Mind the Tech NY
“Israeli high-tech doesn't stop even when the headlines are tough and politics are chaotic”
In his opening remarks at the Calcalist and Bank Leumi Mind the Tech New York Conference, Calcalist publisher Yoel Esteron said: “The last two years have proven that national upheavals sometimes actually create investment opportunities.”
Let me start by saying: I told you so. Two years ago, believing in Israeli tech meant going against the mood, the headlines, and, in some cases, against investment committees.
So, in March 2024, here in New York, I said something very simple, and very unfashionable at the time: “We advise you not to ‘short’ Israeli tech. Investing in Israel, especially now, is a smart investment that will bear wonderful fruits.”
A year later, in 2025, I came back and said:“The bet on Israeli tech is paying off.”
Today, we’re no longer in prediction mode. We’re in results mode.
Let’s talk numbers, not narratives. In 2024, amid a devastating war, political turmoil, and global uncertainty, Israeli tech still raised roughly $12 billion in private funding.vNot a boom year, but far from the collapse many predicted.
In 2025, funding crossed $17 billion. More importantly, the nature of the funding changed. Less hype. More late-stage rounds. More real companies with real revenues.
Exits followed the same trajectory. In 2024, total M&A value was around $15 billion. In 2025, it climbed to more than $82 billion, including the landmark $32 billion exit of Wiz and the $25 billion acquisition of CyberArk.
So yes, if you stepped back in 2023 or early 2024 and said, “Too risky,” this is the moment when reality catches up.
The success of Israeli tech over the past two years is not the result of government policy. If anything, much of it happened despite the government.
As I said last year: “The Israeli high-tech ecosystem is, to a large extent, an almost independent entity.”
It does not wait for policy. It does not depend on stability. It does not pause when politics gets messy. It moves.
This ecosystem didn’t just operate under “uncertainty.”
It operated through two rounds of confrontation with Iran and its proxies, Hezbollah and Hamas. And still, companies delivered. Deals closed. Investments were made.
Why? Because this system is not fragile.
It is built to function under pressure. While others slow down, Israeli companies keep building. While others wait for clarity, Israeli founders move forward. While others hesitate, Israeli tech compounds.
So where are we now?
Not in recovery. In repositioning.
AI. Cybersecurity. Defense tech. And more. Israeli companies are not just participating in these sectors, they are shaping them.

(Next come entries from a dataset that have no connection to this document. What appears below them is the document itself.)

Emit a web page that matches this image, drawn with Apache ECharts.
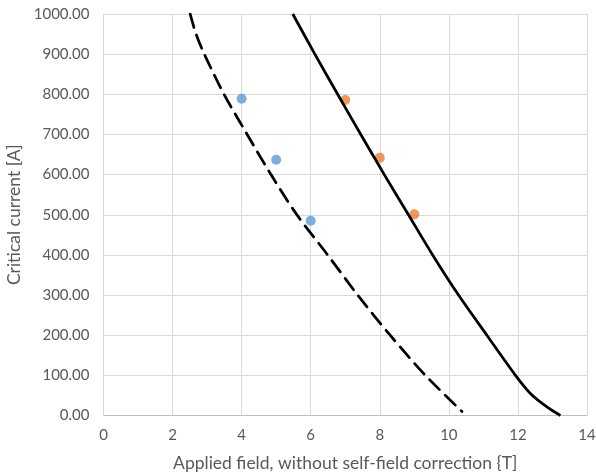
<!DOCTYPE html>
<html><head><meta charset="utf-8">
<script src="https://cdn.jsdelivr.net/npm/echarts@6/dist/echarts.min.js"></script>
<style>html,body{margin:0;padding:0;background:#fff}#c{width:596px;height:474px}</style>
</head><body><div id="c"></div>
<script>
const bluePoints = [[4, 789], [5, 637], [6, 485]];
const orangePoints = [[7, 786], [8, 642], [9, 501]];
const dashedCurve = [[2.51,1000],[2.68,950],[2.92,900],[3.49,800],[4.16,700],[4.85,600],[5.60,500],[6.49,400],[7.36,300],[8.30,200],[9.32,100],[10.38,10]];
const solidCurve = [[5.48,1000],[6.12,900],[6.78,800],[7.45,700],[8.13,600],[8.83,500],[9.53,400],[10.28,300],[11.10,200],[11.93,100],[12.36,55],[12.86,20],[13.23,0]];
const xTitle = 'Applied field, without self-field correction {T]';
const yTitle = 'Critical current [A]';

const font = 'Lato, "Open Sans", sans-serif';
const chart = echarts.init(document.getElementById('c'), null, {renderer:'canvas'});
chart.setOption({
  animation:false,
  grid:{left:103.5, right:9, top:14, bottom:58.5, containLabel:false, outerBoundsMode:'none'},
  xAxis:{type:'value', min:0, max:14, interval:2,
    name:xTitle, nameLocation:'middle', nameGap:39,
    nameTextStyle:{color:'#595959', fontSize:17.5, fontFamily:font},
    axisLine:{show:true, lineStyle:{color:'#bfbfbf'}}, axisTick:{show:false},
    axisLabel:{color:'#595959', fontSize:15, fontFamily:font, margin:12},
    splitLine:{show:true, lineStyle:{color:'#d9d9d9'}}},
  yAxis:{type:'value', min:0, max:1000, interval:100,
    name:yTitle, nameLocation:'middle', nameGap:75,
    nameTextStyle:{color:'#595959', fontSize:17.5, fontFamily:font},
    axisLine:{show:false}, axisTick:{show:false},
    axisLabel:{color:'#595959', fontSize:15, fontFamily:font, margin:14, formatter:v=>v.toFixed(2)},
    splitLine:{show:true, lineStyle:{color:'#d9d9d9'}}},
  series:[
    {type:'line', data:dashedCurve, smooth:0.3, showSymbol:false, symbol:'none',
     lineStyle:{color:'#000', width:2.75, type:[14,8], cap:'round'}},
    {type:'line', data:solidCurve, smooth:0.3, showSymbol:false, symbol:'none',
     lineStyle:{color:'#000', width:2.75}},
    {type:'scatter', data:bluePoints, symbolSize:10, itemStyle:{color:'#5b9bd5'}},
    {type:'scatter', data:orangePoints, symbolSize:10, itemStyle:{color:'#ed7d31'}}
  ]
});
</script></body></html>
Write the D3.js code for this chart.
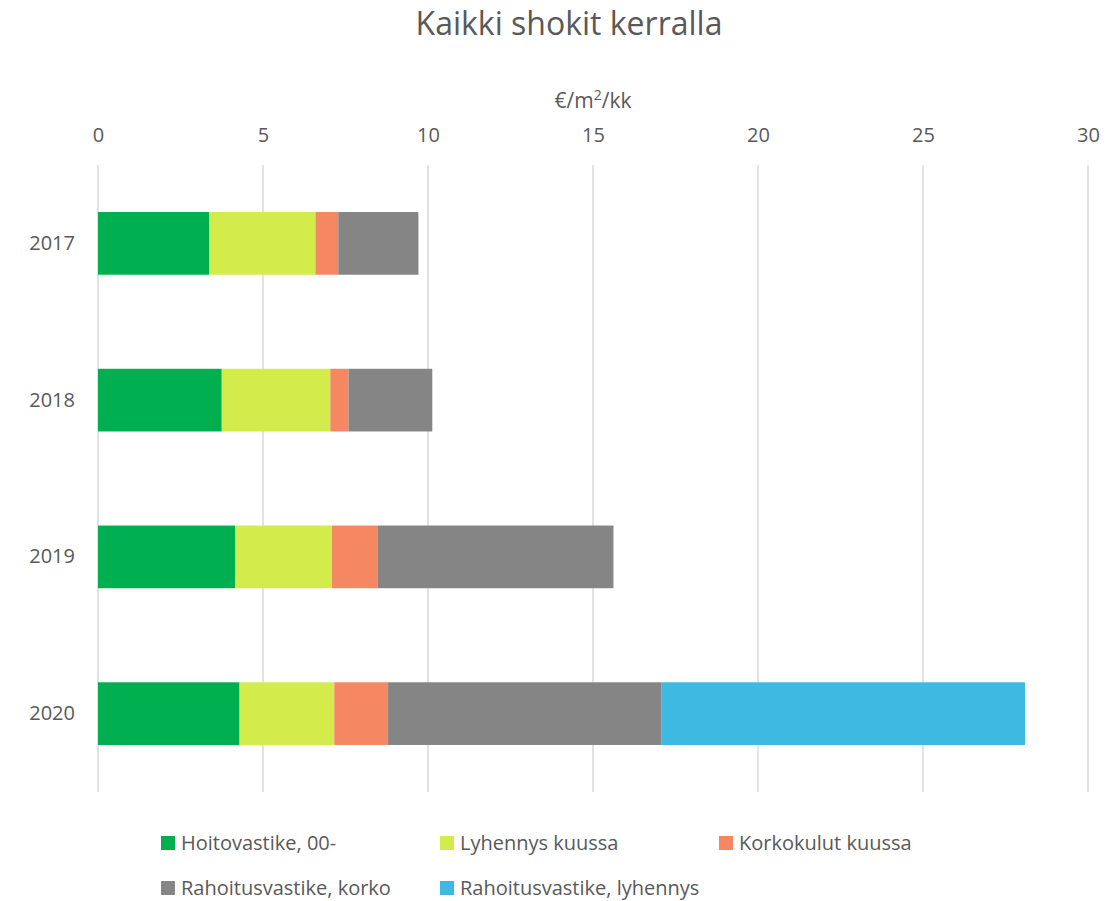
<!DOCTYPE html>
<html>
<head>
<meta charset="utf-8">
<script src="https://cdn.jsdelivr.net/npm/d3@7"></script>
<style>
  body { margin: 0; background: #fff; }
  text { font-family: "Open Sans", "Noto Sans", sans-serif; fill: #595959; }
</style>
</head>
<body>
<div class="chart"></div>
<script>
const years = ["2017", "2018", "2019", "2020"];
const seriesNames = ["Hoitovastike, 00-", "Lyhennys kuussa", "Korkokulut kuussa", "Rahoitusvastike, korko", "Rahoitusvastike, lyhennys"];
const colors = ["#00B050", "#D3EC4C", "#F58762", "#858585", "#3DB9E2"];

// values per series, one entry per year
const hoitovastike = [3.37, 3.75, 4.16, 4.29];
const lyhennys = [3.22, 3.29, 2.93, 2.87];
const korkokulut = [0.69, 0.55, 1.39, 1.63];
const rahKorko = [2.43, 2.54, 7.14, 8.29];
const rahLyhennys = [0, 0, 0, 11.01];

const xTicks = [0, 5, 10, 15, 20, 25, 30];

const svgWidth = 1120;
const svgHeight = 901;
const margin = {left: 98, right: 32, top: 165, bottom: 109};

const table = years.map((y, i) => ({
    year: y,
    s0: hoitovastike[i],
    s1: lyhennys[i],
    s2: korkokulut[i],
    s3: rahKorko[i],
    s4: rahLyhennys[i]
}));
const stack = d3.stack().keys(["s0", "s1", "s2", "s3", "s4"])(table);

let svg = d3.select(".chart")
    .append("svg")
    .attr("width", svgWidth)
    .attr("height", svgHeight)

let xScale = d3.scaleLinear()
    .domain([0, 30])
    .range([margin.left, svgWidth - margin.right])

let yScale = d3.scaleBand()
    .domain(years)
    .range([margin.top, svgHeight - margin.bottom])
    .paddingInner(0.6)
    .paddingOuter(0.3)

// gridlines
svg.append("g")
    .selectAll("line")
    .data(xTicks)
    .enter()
    .append("line")
    .attr("x1", d => xScale(d))
    .attr("x2", d => xScale(d))
    .attr("y1", margin.top)
    .attr("y2", svgHeight - margin.bottom)
    .attr("stroke", "#d9d9d9")
    .attr("stroke-width", 1.5)

// x axis on top
let xAxis = d3.axisTop(xScale)
    .tickValues(xTicks)
    .tickSize(0)
    .tickPadding(0)

let xAxisGroup = svg.append("g")
    .attr("transform", `translate(0, 142)`)
    .call(xAxis)
xAxisGroup.select(".domain").remove()
xAxisGroup.selectAll("text")
    .style("font-size", "20px")
    .style("fill", "#595959")

// y axis
let yAxis = d3.axisLeft(yScale)
    .tickSize(0)
    .tickPadding(23)

let yAxisGroup = svg.append("g")
    .attr("transform", `translate(${margin.left}, 0)`)
    .call(yAxis)
yAxisGroup.select(".domain").remove()
yAxisGroup.selectAll("text")
    .style("font-size", "20px")
    .style("fill", "#595959")

// bars
svg.append("g")
    .selectAll("g")
    .data(stack)
    .enter()
    .append("g")
    .attr("fill", (d, i) => colors[i])
    .selectAll("rect")
    .data(d => d)
    .enter()
    .append("rect")
    .attr("x", d => xScale(d[0]))
    .attr("y", d => yScale(d.data.year))
    .attr("width", d => xScale(d[1]) - xScale(d[0]))
    .attr("height", yScale.bandwidth())

// title
svg.append("text")
    .attr("x", 569)
    .attr("y", 35)
    .attr("text-anchor", "middle")
    .style("font-size", "32px")
    .text("Kaikki shokit kerralla")

// axis title
let axisTitle = svg.append("text")
    .attr("x", (xScale(0) + xScale(30)) / 2)
    .attr("y", 108)
    .attr("text-anchor", "middle")
    .style("font-size", "21px")
axisTitle.append("tspan").text("€/m")
axisTitle.append("tspan").attr("dy", -8).style("font-size", "14px").text("2")
axisTitle.append("tspan").attr("dy", 8).text("/kk")

// legend
const legendPos = [
    {x: 161, y: 843}, {x: 440, y: 843}, {x: 719, y: 843},
    {x: 161, y: 888}, {x: 440, y: 888}
];
let legend = svg.append("g")
    .selectAll("g")
    .data(seriesNames)
    .enter()
    .append("g")
    .attr("transform", (d, i) => `translate(${legendPos[i].x}, ${legendPos[i].y})`)

legend.append("rect")
    .attr("x", 0)
    .attr("y", -7)
    .attr("width", 14)
    .attr("height", 14)
    .attr("fill", (d, i) => colors[i])

legend.append("text")
    .attr("x", 20)
    .attr("y", 0)
    .attr("dy", "0.35em")
    .style("font-size", "20px")
    .text(d => d)
</script>
</body>
</html>
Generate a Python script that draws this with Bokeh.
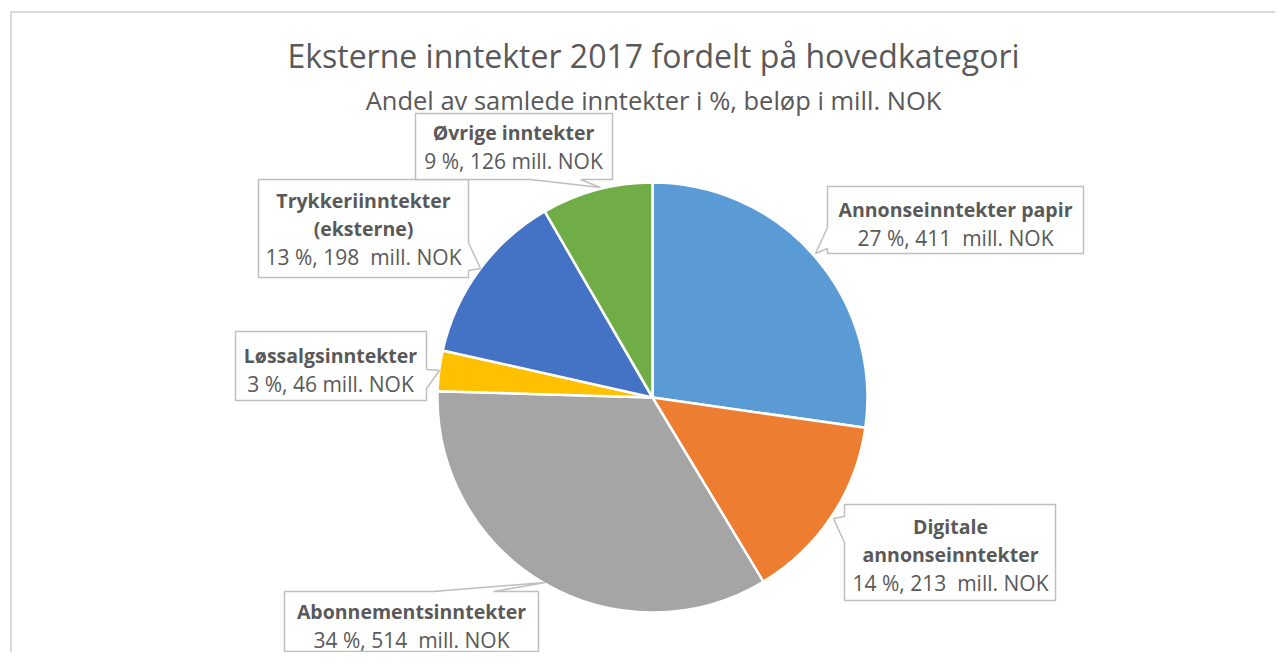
import numpy as np
from bokeh.plotting import figure
from bokeh.models import Range1d, ColumnDataSource
from bokeh.core.properties import value
from bokeh.embed import file_html
from bokeh.resources import INLINE

# ---------------- data ----------------
categories = ["Annonseinntekter papir", "Digitale annonseinntekter", "Abonnementsinntekter",
              "Løssalgsinntekter", "Trykkeriinntekter (eksterne)", "Øvrige inntekter"]
amounts = [411, 213, 514, 46, 198, 126]          # mill. NOK
percent_labels = ["27 %", "14 %", "34 %", "3 %", "13 %", "9 %"]
colors = ["#5B9BD5", "#ED7D31", "#A5A5A5", "#FFC000", "#4472C4", "#70AD47"]
name_lines = [["Annonseinntekter papir"], ["Digitale", "annonseinntekter"], ["Abonnementsinntekter"],
              ["Løssalgsinntekter"], ["Trykkeriinntekter", "(eksterne)"], ["Øvrige inntekter"]]
value_gap = ["\u00a0\u00a0", "\u00a0\u00a0", "\u00a0\u00a0", " ", "\u00a0\u00a0", " "]
title_text = "Eksterne inntekter 2017 fordelt på hovedkategori"
subtitle_text = "Andel av samlede inntekter i %, beløp i mill. NOK"

# ---------------- layout (pixels, origin top-left of figure) ----------------
W, H = 1275, 652
FONT = "Open Sans"
cx, cy, R = 652, 397, 215
# box (x0, y0, x1, y1), tail side, tail a, tail b, tip, text centre x, first line y
callouts = [
    ((827, 186, 1083, 253), "left", 227, 248, (815, 253), 955, 209),
    ((844, 504, 1055, 600), "left", 516, 542, (833, 518), 950, 526),
    ((284, 591, 538, 651), "top", 433, 493, (545, 582), 411, 611),
    ((235, 331, 426, 400), "right", 369, 388, (439, 370), 330, 355),
    ((258, 179, 468, 277), "right", 242, 270, (480, 268), 363, 200),
    ((415, 113, 612, 179), "bottom", 530, 580, (600, 187), 513, 132),
]
LINE_H = 28

p = figure(width=W, height=H, output_backend="svg", toolbar_location=None,
           x_range=Range1d(0, W), y_range=Range1d(-H, 0),
           min_border=0, outline_line_color=None)
p.axis.visible = False
p.grid.visible = False
p.background_fill_color = "white"
p.border_fill_color = "white"

# outer chart border
p.line(x=[10.5, 10.5, 1400], y=[-800, -11.5, -11.5], line_color="#D9D9D9", line_width=2)

# pie
total = float(sum(amounts))
fr = np.array(amounts) / total
cum_end = np.cumsum(fr)
cum_start = cum_end - fr
src = ColumnDataSource(dict(
    start=np.pi / 2 - 2 * np.pi * cum_end,
    end=np.pi / 2 - 2 * np.pi * cum_start,
    color=colors, cat=categories))
p.wedge(x=cx, y=-cy, radius=R, start_angle="start", end_angle="end", direction="anticlock",
        fill_color="color", line_color="white", line_width=2.5, source=src)

# titles
p.text(x=[653], y=[-55], text=[title_text], text_font=value(FONT), text_font_size="32px",
       text_color="#595959", text_align="center", text_baseline="middle")
p.text(x=[653], y=[-99], text=[subtitle_text], text_font=value(FONT), text_font_size="25.5px",
       text_color="#595959", text_align="center", text_baseline="middle")


def callout_poly(box, side, a, b, tip):
    x0, y0, x1, y1 = box
    pts = [(x0, y0)]
    if side == "top":
        pts += [(a, y0), tip, (b, y0)]
    pts.append((x1, y0))
    if side == "right":
        pts += [(x1, a), tip, (x1, b)]
    pts.append((x1, y1))
    if side == "bottom":
        pts += [(b, y1), tip, (a, y1)]
    pts.append((x0, y1))
    if side == "left":
        pts += [(x0, b), tip, (x0, a)]
    return [q[0] for q in pts], [-q[1] for q in pts]


xs, ys = [], []
for c in callouts:
    px, py = callout_poly(*c[:5])
    xs.append(px)
    ys.append(py)
p.patches(xs=xs, ys=ys, fill_color="white", line_color="#BFBFBF", line_width=1.5)

bx, by, bt, vx, vy, vt = [], [], [], [], [], []
for i, c in enumerate(callouts):
    tx, ty = c[5], c[6]
    for j, ln in enumerate(name_lines[i]):
        bx.append(tx); by.append(-(ty + j * LINE_H)); bt.append(ln)
    vx.append(tx); vy.append(-(ty + len(name_lines[i]) * LINE_H))
    vt.append(f"{percent_labels[i]}, {amounts[i]}{value_gap[i]}mill. NOK")

p.text(x=bx, y=by, text=bt, text_font=value(FONT), text_font_size="19.5px", text_font_style="bold",
       text_color="#595959", text_align="center", text_baseline="middle")
p.text(x=vx, y=vy, text=vt, text_font=value(FONT), text_font_size="21px",
       text_color="#595959", text_align="center", text_baseline="middle")

open("out.html", "w").write(file_html(p, INLINE))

And the investors who stayed engaged over the past two years now have access to some of the world’s best entrepreneurs.
So yes, there is a modest “I told you so” moment here. But the real message is forward-looking.
The next time you see harsh headlines about Israel, and there will always be headlines, don’t ask: “Is it stable?”
Ask: “Is the engine still running?”
Because if the answer is yes, then volatility is not a warning sign. It is often the opportunity.
Let me end on a personal note. Eighteen years ago, we founded Calcalist. From day one, we made a very deliberate choice: to put Israeli tech at the center of what we do. Not on the margins, not as a niche, but as a core story.
We built the largest newsroom in Israel dedicated to covering and analyzing the tech industry. We launched startup competitions across different verticals. And over the years, we hosted dozens of conferences, bringing Israeli innovation to the world, and the world to Israeli innovation.
This journey has been, above all, about connecting people, ideas, and capital.
This conference, here in New York, is my last one in this role.
In the coming months, I’ll be stepping down as publisher of Calcalist and CTech.
So, for now, I simply want to say thank you for the partnership, the friendship, and the trust.
Yoel Esteron is the Publisher of Calcalist.